Stored rows.

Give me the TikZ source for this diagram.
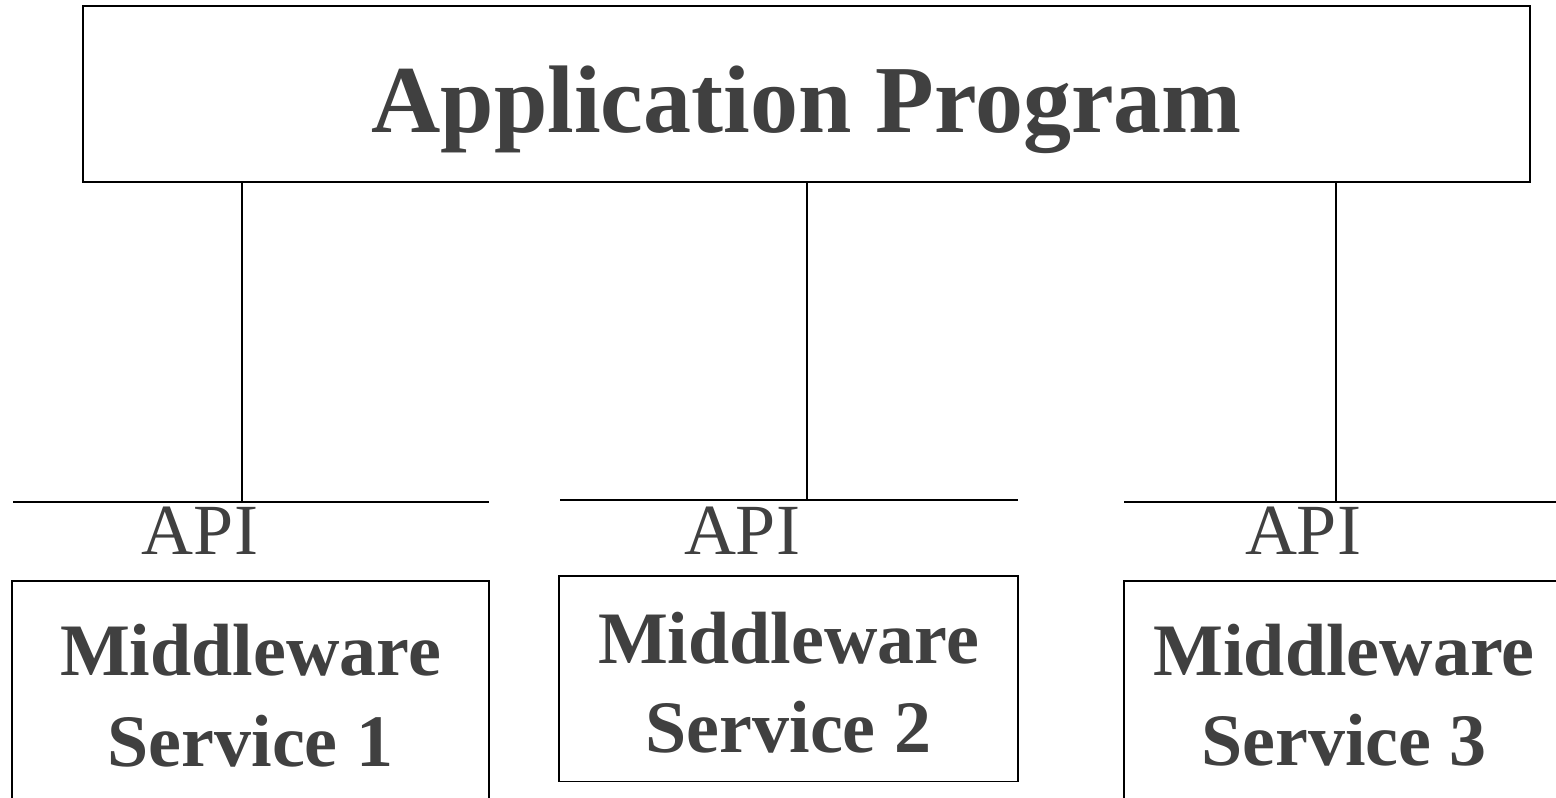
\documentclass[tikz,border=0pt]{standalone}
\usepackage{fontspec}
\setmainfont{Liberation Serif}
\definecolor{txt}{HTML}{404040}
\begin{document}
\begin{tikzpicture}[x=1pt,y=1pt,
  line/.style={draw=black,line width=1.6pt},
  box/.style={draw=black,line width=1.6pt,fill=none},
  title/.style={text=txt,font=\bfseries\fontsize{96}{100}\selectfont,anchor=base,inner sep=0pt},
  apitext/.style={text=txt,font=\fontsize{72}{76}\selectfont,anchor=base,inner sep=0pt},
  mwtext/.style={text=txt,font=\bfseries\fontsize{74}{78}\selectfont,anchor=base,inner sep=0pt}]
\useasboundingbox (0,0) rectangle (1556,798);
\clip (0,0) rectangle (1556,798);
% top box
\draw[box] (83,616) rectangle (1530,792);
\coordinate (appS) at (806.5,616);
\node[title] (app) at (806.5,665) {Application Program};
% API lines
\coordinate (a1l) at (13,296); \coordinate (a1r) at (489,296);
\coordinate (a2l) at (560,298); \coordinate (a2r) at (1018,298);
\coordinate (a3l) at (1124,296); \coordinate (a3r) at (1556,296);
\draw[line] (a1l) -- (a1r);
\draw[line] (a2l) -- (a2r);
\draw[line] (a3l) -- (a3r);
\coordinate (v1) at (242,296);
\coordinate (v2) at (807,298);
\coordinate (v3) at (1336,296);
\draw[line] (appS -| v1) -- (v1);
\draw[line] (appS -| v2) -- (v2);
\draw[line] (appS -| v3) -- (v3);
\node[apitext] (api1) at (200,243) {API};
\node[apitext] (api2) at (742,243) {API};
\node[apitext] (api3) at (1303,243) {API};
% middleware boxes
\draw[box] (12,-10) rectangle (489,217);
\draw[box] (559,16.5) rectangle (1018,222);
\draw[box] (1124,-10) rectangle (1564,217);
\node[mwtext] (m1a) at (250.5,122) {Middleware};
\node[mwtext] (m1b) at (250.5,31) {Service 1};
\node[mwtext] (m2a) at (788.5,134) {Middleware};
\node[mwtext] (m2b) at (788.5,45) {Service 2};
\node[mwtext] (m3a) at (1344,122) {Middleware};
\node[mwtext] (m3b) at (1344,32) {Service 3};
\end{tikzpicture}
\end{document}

...

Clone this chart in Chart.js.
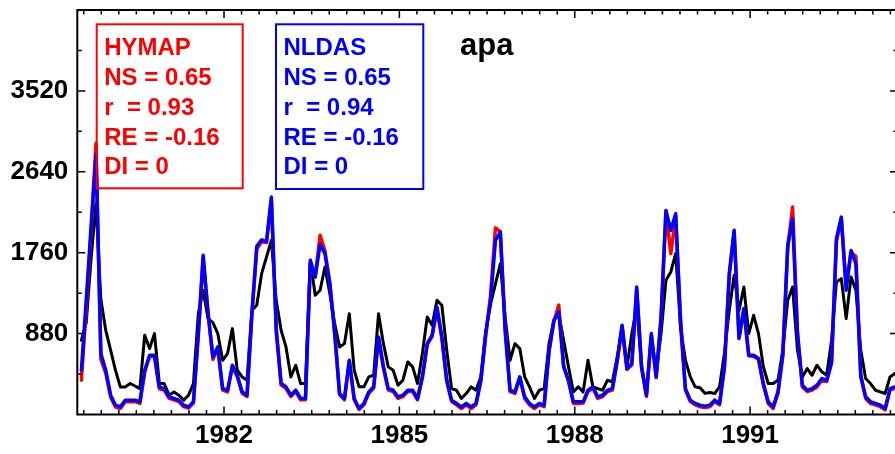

Exercise prompt. Using the data above, say how many lines include "this". No other reply is needed.

Result of the task. 2